Linguists and historians have tried repeatedly to decode the yellowed document -- in vain. Among researchers, it came to be known as an "enchanted castle," a mystery no one could crack. Access to Germany's prehistory was believed closed off forever.

Now the ancient map appears to be revealing its secrets at last. For the first time, a high-caliber team of experts in the field of surveying and mapping came together in a bid to solve the map's perplexing puzzle. The Berlin-based team pored over the recalcitrant data for six years, working together to develop a so-called "geodetic deformation analysis" that would help to correct the map's mistakes.

The result is an index that pinpoints the hometowns of the legendary figures Siegfried and Arminius to within 10 to 20 kilometers (6 to 12 miles). A new book, "Germania und die Insel Thule" ("Germania and the Island of Thule"), has just been published about the project. The publisher, Darmstadt-based WBG, calls it a "sensation."

The Istanbul Connection

The essential question is whether the new data is accurate. Ptolemy's "Geography" is preserved only in duplication.

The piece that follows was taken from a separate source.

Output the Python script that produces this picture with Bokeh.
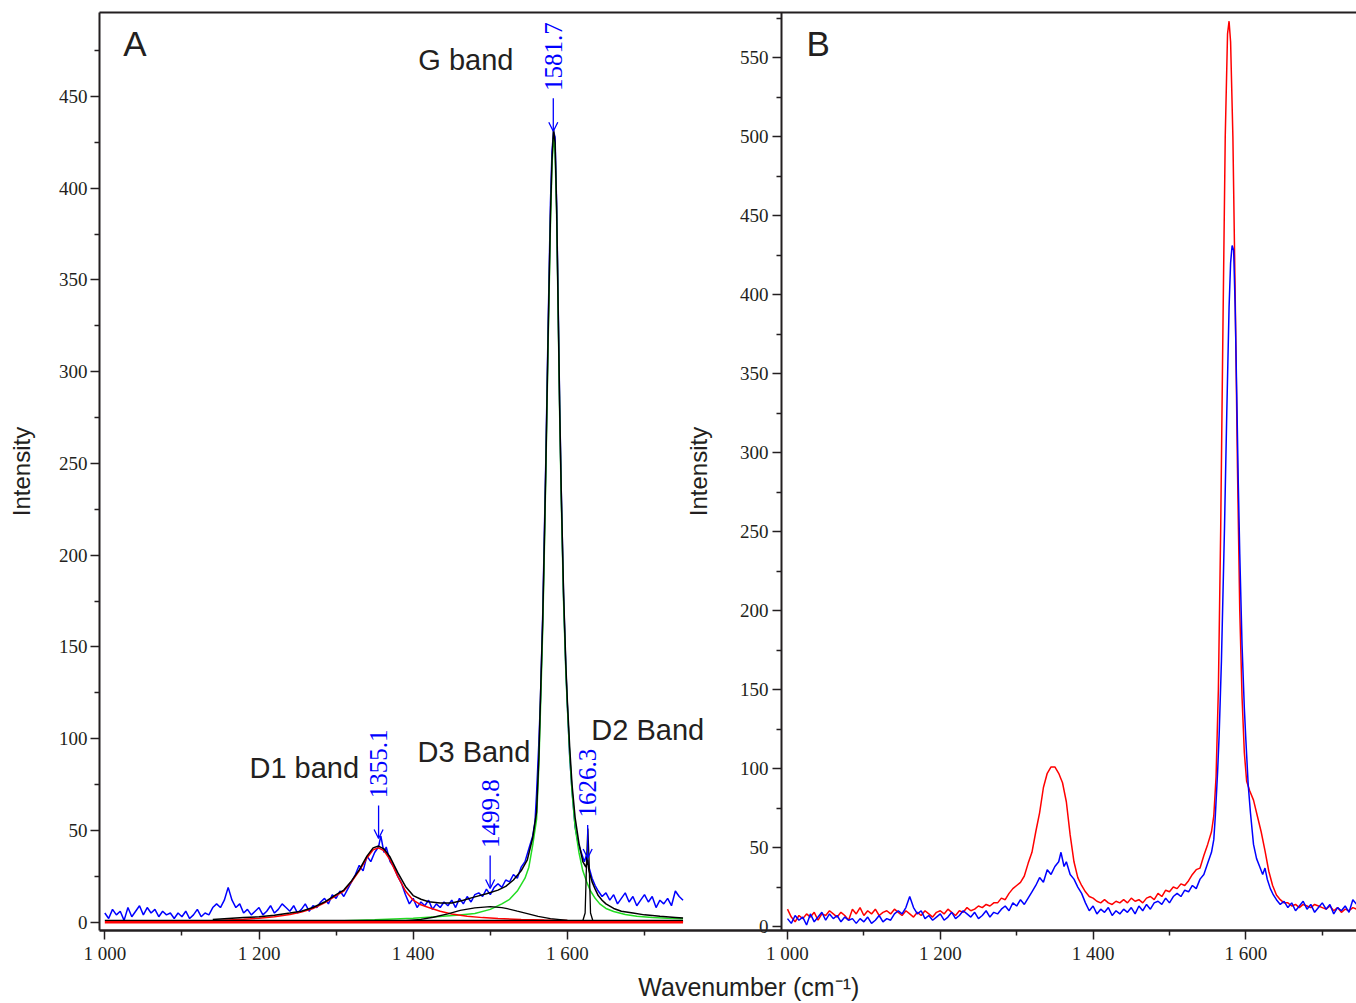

The copy so far considered the most authentic is an edition produced around the year 1300 and kept by the Vatican.

But the team of experts in Berlin had the great fortune to be able to refer to a parchment tracked down at Topkapi Palace in Istanbul, Turkey, the former residence of the Ottoman sultans. The document, consisting of unbound sheepskin pages with writing in Roman capital letters, is the oldest edition of Ptolemy's work ever discovered. A reproduction of this version is due to be published next year.

Using the parchment as a reference and drawing on their own geographical expertise, the academics from Berlin seem to have finally managed to bridge the gap back to the realm of Odin and Valhalla.